**GIVEN PROBLEM**
Skip the pictures. Set down, word for word, the lines from the start of the material up to and including the line with "import pandas as pd".

* * *

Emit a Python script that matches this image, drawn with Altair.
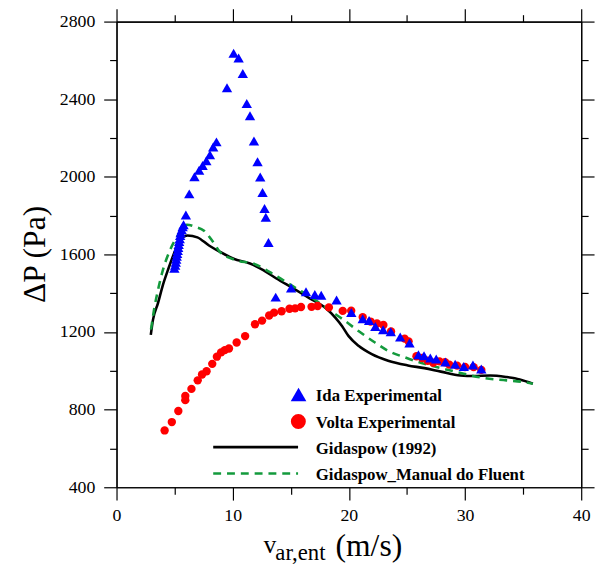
import altair as alt
import pandas as pd

# ---------------- data ----------------
ida_x = [4.98, 5.05, 5.10, 5.14, 5.18, 5.22, 5.27, 5.31, 5.35, 5.39, 5.44, 5.48, 5.52, 5.61, 5.69, 5.77, 5.97,
         6.26, 6.71, 7.11, 7.41, 7.73, 8.04, 8.32, 8.60,
         9.51, 10.08, 10.51, 10.87, 11.21, 11.49, 11.83, 12.14, 12.37, 12.57, 12.74, 12.85, 13.08,
         13.70, 15.03, 16.31, 17.07, 17.62, 18.94, 20.21, 21.19, 21.74, 22.28, 22.95, 23.61, 24.42,
         25.22, 25.99, 26.47, 27.01, 27.52, 28.31, 29.15, 29.89, 30.68, 31.40]
ida_y = [1529, 1544, 1559, 1575, 1590, 1605, 1620, 1636, 1651, 1666, 1681, 1697, 1712, 1727, 1742, 1753, 1803,
         1912, 2000, 2034, 2058, 2083, 2114, 2154, 2180,
         2459, 2637, 2612, 2532, 2378, 2315, 2185, 2078, 1999, 1919, 1837, 1792, 1661,
         1380, 1427, 1408, 1393, 1390, 1365, 1301, 1268, 1259, 1229, 1212, 1202, 1174,
         1144, 1083, 1078, 1066, 1061, 1046, 1034, 1022, 1030, 1010]

volta_x = [4.14, 4.76, 5.32, 5.92, 5.92, 6.45, 6.99, 7.36, 7.75, 8.24, 8.64, 9.00, 9.32, 9.68, 10.34,
           11.07, 11.92, 12.53, 13.14, 13.56, 14.21, 14.89, 15.37, 15.88, 16.79, 17.31, 18.28, 19.47,
           20.20, 21.19, 21.87, 22.42, 22.97, 23.63, 24.80, 25.14, 25.82, 26.30, 26.78, 27.26, 27.80,
           28.28, 28.65, 29.32, 30.00, 30.74, 31.40]
volta_y = [693, 736, 793, 849, 871, 907, 951, 981, 998, 1036, 1073, 1095, 1107, 1115, 1146,
           1179, 1240, 1259, 1285, 1300, 1307, 1320, 1322, 1329, 1330, 1334, 1327, 1309,
           1310, 1277, 1254, 1244, 1236, 1203, 1166, 1152, 1075, 1066, 1052, 1042, 1049,
           1044, 1032, 1027, 1020, 1019, 1005]

gid_x = [2.95, 3.14, 3.57, 3.99, 4.42, 5.12, 5.69, 6.11, 6.96, 7.96, 8.94, 10.08, 11.49, 12.63, 13.76,
         15.18, 16.59, 18.00, 18.85, 19.42, 19.98, 20.83, 21.97, 23.38, 25.08, 26.50, 27.92, 29.61,
         30.74, 32.16, 33.57, 34.71, 35.84]
gid_y = [1185, 1264, 1349, 1442, 1519, 1629, 1688, 1698, 1688, 1646, 1612, 1578, 1553, 1519, 1476,
         1426, 1375, 1324, 1273, 1230, 1179, 1129, 1086, 1052, 1028, 1014, 996, 976,
         973, 976, 968, 956, 934]

fluent_x = [2.97, 3.23, 3.57, 3.99, 4.59, 5.27, 6.06, 6.79, 7.53, 8.24, 8.92, 10.36, 11.78, 13.16, 14.33,
            15.46, 16.87, 18.28, 19.70, 20.83, 22.25, 23.38, 24.80, 26.50, 28.20, 29.89, 31.59, 33.57,
            34.99, 35.84]
fluent_y = [1213, 1315, 1417, 1519, 1620, 1697, 1753, 1742, 1722, 1671, 1612, 1569, 1553, 1510, 1468,
            1426, 1375, 1315, 1256, 1205, 1146, 1103, 1070, 1036, 1010, 985, 963, 951,
            943, 934]

legend_labels = ["Ida Experimental", "Volta Experimental", "Gidaspow (1992)", "Gidaspow_Manual do Fluent"]
y_title = "ΔP (Pa)"
x_title_parts = ["v", "ar,ent", "(m/s)"]

x_major = [0, 10, 20, 30, 40]
x_minor = [5, 15, 25, 35]
y_major = [400, 800, 1200, 1600, 2000, 2400, 2800]
y_minor = [600, 1000, 1400, 1800, 2200, 2600]

# ---------------- styling ----------------
W, H = 471, 472
FONT = "Liberation Serif"
BLUE, RED, GREEN = "#0000ff", "#ff0000", "#139a3c"

xs = alt.Scale(domain=[0, 40], nice=False, zero=False)
ys = alt.Scale(domain=[400, 2800], nice=False, zero=False)


def ax(orient, values, size, labels, pad=9):
    return alt.Axis(orient=orient, values=values, tickSize=size, labels=labels, title=None,
                    format="d", grid=False, domain=True, domainColor="black", domainWidth=1.2,
                    tickColor="black", tickWidth=1.2, labelFont=FONT, labelFontSize=18,
                    labelColor="black", labelPadding=pad, labelFlush=False, labelOverlap=False)


ida = pd.DataFrame({"x": ida_x, "y": ida_y})
volta = pd.DataFrame({"x": volta_x, "y": volta_y})
gid = pd.DataFrame({"x": gid_x, "y": gid_y})
flu = pd.DataFrame({"x": fluent_x, "y": fluent_y})

black_line = alt.Chart(gid).mark_line(color="black", strokeWidth=2.6, interpolate="monotone").encode(
    x=alt.X("x:Q", scale=xs, axis=ax("top", x_major, 13, False)),
    y=alt.Y("y:Q", scale=ys, axis=ax("right", y_major, 13, False)),
    order="x:Q")

green_line = alt.Chart(flu).mark_line(color=GREEN, strokeWidth=2.6, strokeDash=[8, 6],
                                      interpolate="monotone").encode(
    x=alt.X("x:Q", scale=xs, axis=ax("top", x_minor, 7, False)),
    y=alt.Y("y:Q", scale=ys, axis=ax("right", y_minor, 7, False)),
    order="x:Q")

volta_pts = alt.Chart(volta).mark_point(shape="circle", filled=True, color=RED, size=72, opacity=1).encode(
    x=alt.X("x:Q", scale=xs, axis=ax("bottom", x_minor, 7, False)),
    y=alt.Y("y:Q", scale=ys, axis=ax("left", y_minor, 7, False)))

ida_pts = alt.Chart(ida).mark_point(shape="triangle-up", filled=True, color=BLUE, size=110, opacity=1).encode(
    x=alt.X("x:Q", scale=xs, axis=ax("bottom", x_major, 13, True, pad=7)),
    y=alt.Y("y:Q", scale=ys, axis=ax("left", y_major, 13, True)))

# ---------------- legend (drawn inside plot) ----------------
leg_tri = alt.Chart(pd.DataFrame({"label": [legend_labels[0]]})).mark_point(
    shape="triangle-up", filled=True, color=BLUE, size=250, opacity=1).encode(
    x=alt.value(184.5), y=alt.value(378))
leg_circ = alt.Chart(pd.DataFrame({"label": [legend_labels[1]]})).mark_point(
    shape="circle", filled=True, color=RED, size=230, opacity=1).encode(
    x=alt.value(184.3), y=alt.value(405.3))
leg_black = alt.Chart(pd.DataFrame({"label": [legend_labels[2]]})).mark_rule(
    color="black", strokeWidth=2.6).encode(x=alt.value(98), x2=alt.value(184), y=alt.value(431.3))
leg_green = alt.Chart(pd.DataFrame({"label": [legend_labels[3]]})).mark_rule(
    color=GREEN, strokeWidth=2.6, strokeDash=[8, 6]).encode(x=alt.value(98), x2=alt.value(184),
                                                            y=alt.value(458))

leg_text = alt.Chart(pd.DataFrame({"label": legend_labels, "py": [385, 412, 438, 465]})).mark_text(
    align="left", baseline="alphabetic", font=FONT, fontSize=17, fontWeight="bold", color="black").encode(
    x=alt.value(202), y=alt.Y("py:Q", scale=alt.Scale(domain=[0, H], range=[0, H]), axis=None),
    text="label:N")

# ---------------- axis titles ----------------
ytitle = alt.Chart(pd.DataFrame({"t": [y_title]})).mark_text(
    angle=270, align="center", baseline="middle", font=FONT, fontSize=32, color="black").encode(
    x=alt.value(-83), y=alt.value(236), text="t:N")

xt_v = alt.Chart(pd.DataFrame({"t": [x_title_parts[0]]})).mark_text(
    align="left", baseline="alphabetic", font=FONT, fontSize=26, color="black").encode(
    x=alt.value(149), y=alt.value(539), text="t:N")
xt_sub = alt.Chart(pd.DataFrame({"t": [x_title_parts[1]]})).mark_text(
    align="left", baseline="alphabetic", font=FONT, fontSize=23, color="black").encode(
    x=alt.value(161), y=alt.value(546), text="t:N")
xt_unit = alt.Chart(pd.DataFrame({"t": [x_title_parts[2]]})).mark_text(
    align="left", baseline="alphabetic", font=FONT, fontSize=32, color="black").encode(
    x=alt.value(222), y=alt.value(542), text="t:N")

chart = alt.layer(
    black_line, green_line, volta_pts, ida_pts,
    leg_tri, leg_circ, leg_black, leg_green, leg_text,
    ytitle, xt_v, xt_sub, xt_unit,
).resolve_scale(y="independent").resolve_axis(x="independent", y="independent").properties(
    width=W, height=H,
    autosize=alt.AutoSizeParams(type="none"),
    padding={"left": 110, "top": 10, "right": 16, "bottom": 74},
).configure_view(stroke=None).configure(background="white")

chart.save("out.html", embed_options={"renderer": "svg", "actions": False})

* * *

**RESULT OF THIS EXERCISE**
Emit a Python script that matches this image, drawn with Altair.
import altair as alt
import pandas as pd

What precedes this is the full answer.